Random Walk Index and of Highs / Lows

Hello Everyone,

Old wine (question) in new bottle (forum). :smiley:

Puns apart, we have three inbuilt functions in this regard:

  1. RWIHi
  2. RWILo
  3. RWI

Objective is to replicate the inbuilt functions, to be able to experiment with other price-derived arrays instead of using the default Highs and Lows. Interestingly, a similar request was posted a decade back - Random Walk Index -- raw AFL code request.

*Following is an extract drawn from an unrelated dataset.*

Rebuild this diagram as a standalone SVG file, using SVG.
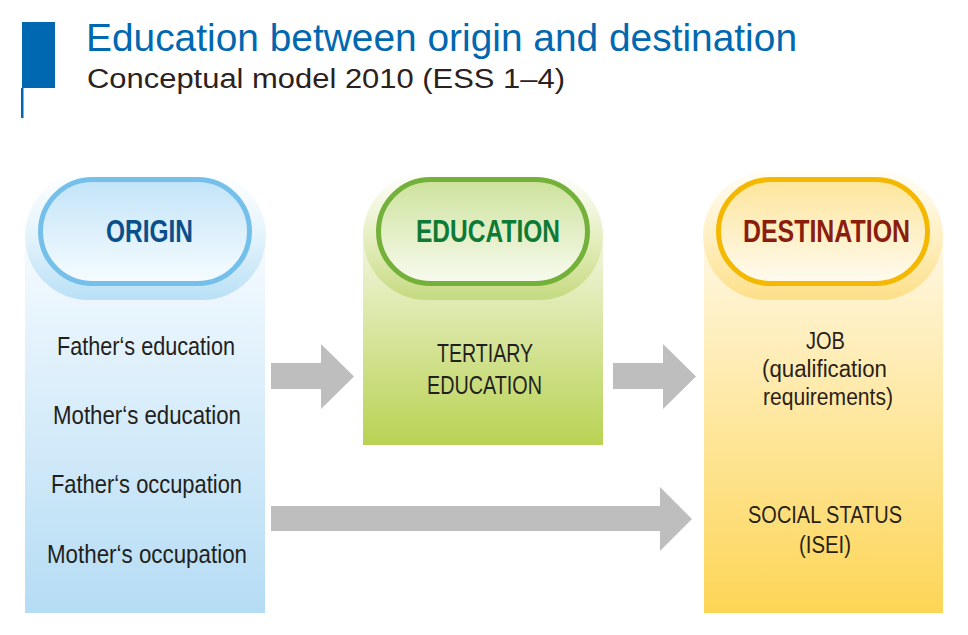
<svg xmlns="http://www.w3.org/2000/svg" width="968" height="635" viewBox="0 0 968 635">
<defs>
<linearGradient id="colO" x1="0" y1="0" x2="0" y2="1"><stop offset="0" stop-color="#f6fbff"/><stop offset="1" stop-color="#b5dcf4"/></linearGradient>
<linearGradient id="haloO" x1="0" y1="0" x2="0" y2="1"><stop offset="0" stop-color="#ffffff"/><stop offset="0.5" stop-color="#e4f3fc"/><stop offset="1" stop-color="#b9e0f6"/></linearGradient>
<linearGradient id="pillO" x1="0" y1="0" x2="0" y2="1"><stop offset="0" stop-color="#c2e4f8"/><stop offset="1" stop-color="#f7fcff"/></linearGradient>
<linearGradient id="colE" x1="0" y1="0" x2="0" y2="1"><stop offset="0" stop-color="#f2f6e0"/><stop offset="1" stop-color="#b9d253"/></linearGradient>
<linearGradient id="haloE" x1="0" y1="0" x2="0" y2="1"><stop offset="0" stop-color="#ffffff"/><stop offset="0.5" stop-color="#e6efc2"/><stop offset="1" stop-color="#c5da80"/></linearGradient>
<linearGradient id="pillE" x1="0" y1="0" x2="0" y2="1"><stop offset="0" stop-color="#cde29c"/><stop offset="1" stop-color="#f8fbef"/></linearGradient>
<linearGradient id="colD" x1="0" y1="0" x2="0" y2="1"><stop offset="0" stop-color="#fff8e4"/><stop offset="1" stop-color="#fdd556"/></linearGradient>
<linearGradient id="haloD" x1="0" y1="0" x2="0" y2="1"><stop offset="0" stop-color="#fffdf6"/><stop offset="0.5" stop-color="#fff0c4"/><stop offset="1" stop-color="#fddf88"/></linearGradient>
<linearGradient id="pillD" x1="0" y1="0" x2="0" y2="1"><stop offset="0" stop-color="#fde59a"/><stop offset="1" stop-color="#fffbf0"/></linearGradient>
</defs>
<style>
.title{font-family:"Liberation Sans",Arial,sans-serif;}
.head{font-family:"Liberation Sans",Arial,sans-serif;font-weight:bold;font-size:31px;text-anchor:middle;}
.body{font-family:"Liberation Sans",Arial,sans-serif;font-size:25px;fill:#231f20;text-anchor:middle;}
.dest{font-family:"Liberation Sans",Arial,sans-serif;font-size:23px;fill:#2a1f18;text-anchor:middle;}
.arrow{fill:#bebebe;}
</style>
<rect width="968" height="635" fill="#ffffff"/>
<g id="header">
<rect x="22" y="22" width="33" height="66" fill="#0068b1"/>
<rect x="21" y="88" width="2.5" height="30" fill="#0068b1"/>
<text class="title" x="86" y="51" font-size="38" fill="#0068b1" textLength="711" lengthAdjust="spacingAndGlyphs">Education between origin and destination</text>
<text class="title" x="87" y="88" font-size="27" fill="#2b2220" textLength="478" lengthAdjust="spacingAndGlyphs">Conceptual model 2010 (ESS 1–4)</text>
</g>
<g id="origin">
<rect x="25" y="236" width="240" height="377" fill="url(#colO)"/>
<rect x="25" y="172" width="241" height="128" rx="64" fill="url(#haloO)"/>
<rect x="40.5" y="179.5" width="209" height="104" rx="52" fill="url(#pillO)" stroke="#74c0ea" stroke-width="5"/>
<text class="head" x="149.5" y="242" fill="#0b4f8a" textLength="87" lengthAdjust="spacingAndGlyphs">ORIGIN</text>
<text class="body" x="146" y="355" textLength="178" lengthAdjust="spacingAndGlyphs">Father‘s education</text>
<text class="body" x="147" y="424" textLength="188" lengthAdjust="spacingAndGlyphs">Mother‘s education</text>
<text class="body" x="146.5" y="493" textLength="191" lengthAdjust="spacingAndGlyphs">Father‘s occupation</text>
<text class="body" x="147" y="563" textLength="200" lengthAdjust="spacingAndGlyphs">Mother‘s occupation</text>
</g>
<g id="education">
<rect x="363" y="236" width="240" height="209" fill="url(#colE)"/>
<rect x="363" y="172" width="240" height="128" rx="64" fill="url(#haloE)"/>
<rect x="378.5" y="179.5" width="209" height="104" rx="52" fill="url(#pillE)" stroke="#74b13a" stroke-width="5"/>
<text class="head" x="488" y="242" fill="#0d7a35" textLength="144" lengthAdjust="spacingAndGlyphs">EDUCATION</text>
<text class="body" x="485" y="362" textLength="96" lengthAdjust="spacingAndGlyphs">TERTIARY</text>
<text class="body" x="484.5" y="394" textLength="115" lengthAdjust="spacingAndGlyphs">EDUCATION</text>
</g>
<g id="destination">
<rect x="704" y="236" width="239" height="377" fill="url(#colD)"/>
<rect x="703" y="172" width="240" height="128" rx="64" fill="url(#haloD)"/>
<rect x="718.5" y="179.5" width="209" height="104" rx="52" fill="url(#pillD)" stroke="#f5b800" stroke-width="5"/>
<text class="head" x="826.5" y="242" fill="#8b1d0c" textLength="167" lengthAdjust="spacingAndGlyphs">DESTINATION</text>
<text class="dest" x="825.5" y="349" textLength="39" lengthAdjust="spacingAndGlyphs">JOB</text>
<text class="dest" x="824.5" y="377" textLength="125" lengthAdjust="spacingAndGlyphs">(qualification</text>
<text class="dest" x="828" y="405" textLength="130" lengthAdjust="spacingAndGlyphs">requirements)</text>
<text class="dest" x="825" y="523" textLength="154" lengthAdjust="spacingAndGlyphs">SOCIAL STATUS</text>
<text class="dest" x="825" y="553" textLength="52" lengthAdjust="spacingAndGlyphs">(ISEI)</text>
</g>
<g id="connectors">
<polygon class="arrow" points="271,363 321,363 321,344 354,376.5 321,409 321,389 271,389"/>
<polygon class="arrow" points="613,363 663,363 663,344 696,376.5 663,409 663,389 613,389"/>
<polygon class="arrow" points="271,506 660,506 660,487 692,519 660,551 660,531 271,531"/>
</g>
</svg>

And feel the same way as asked here RWIHI question.

Let me show you what I have done to unveil RwIHI() function but the values do not match with the inbuilt one.

Inbuilt RwIHI():

minperiods = Param( "Min Periods", 9, 1, 200, 1 );
maxperiods = Param( "Max Periods", 40, 1, 200, 1 );
Plot( RwIHI( minperiods, maxperiods ), _DEFAULT_NAME(), ParamColor( "Color", colorCycle ), ParamStyle("Style") );

Custom raw RWH:

_SECTION_BEGIN( "Unveil RWIHi()" );
	 mthd = ParamList( "Select Method", "Method 1|Method 2", 0 );
	 pMin = Param( "Min Periods", 9, 1, 200, 1 );
	 pMax = Param( "Max Periods", 40, 1, 200, 1 );
	 
	 switch( mthd )
	 {
		 case "Method 1":
			 // https://www.mail-archive.com/amibroker@yahoogroups.com/msg30080.html
			 RWHmin = ( H - Ref( L, -pMin ) ) / ( Max( ATR( 1 ), ATR( pMin ) ) * sqrt( pMin ) );
			 RWHmax = ( H - Ref( L, -pMax ) ) / ( Max( ATR( 1 ), ATR( pMax ) ) * sqrt( pMax ) );
			 RWH = Max( RWHmin, RWHmax );
		 break;
		 
		 case "Method 2":
			 // http://www.amibroker.com/members/library/detail.php?id=924&hilite=RWIHi
			 VarMaxHi = 0;
			 for( i = 5; i <= BarCount - 1; i++ )
			 {
				 VarMaxHi[ i ] = Max( ( H[ i ] - L[ i - 1 ] ) / ( ( H[ i ] - L[ i ] ) * sqrt( i - 4 ) ), ( H[ i ] - L[ i - 2 ] ) / ( ( H[ i ] - L[ i ] ) * sqrt( i - 3 ) ) );
				 RWH[ i ] = Max( VarMaxHi[ i ], VarMaxHi[ i - 1 ] );
			 }
		 break;
	 }
	 
	 Title = "RWH: " + RWH;
	 Plot( RWH, "RWH", ParamColor( "Color", colorCycle ), ParamStyle("Style") ); 
_SECTION_END();
2 Likes

@Lennon the differences may be due to definitions. I have not had the chance to compare your formula to the original but these might help you. The original article by Mike Poulos's "Of trends and random walks" appeared in the February 1991 issue of STOCKS & COMMODITIES. There was no AmiBroker back then and I've pasted a description from 1991 of the calculations in a PM (I wasn't sure about copyright issues so I didn't want to post on the public forum).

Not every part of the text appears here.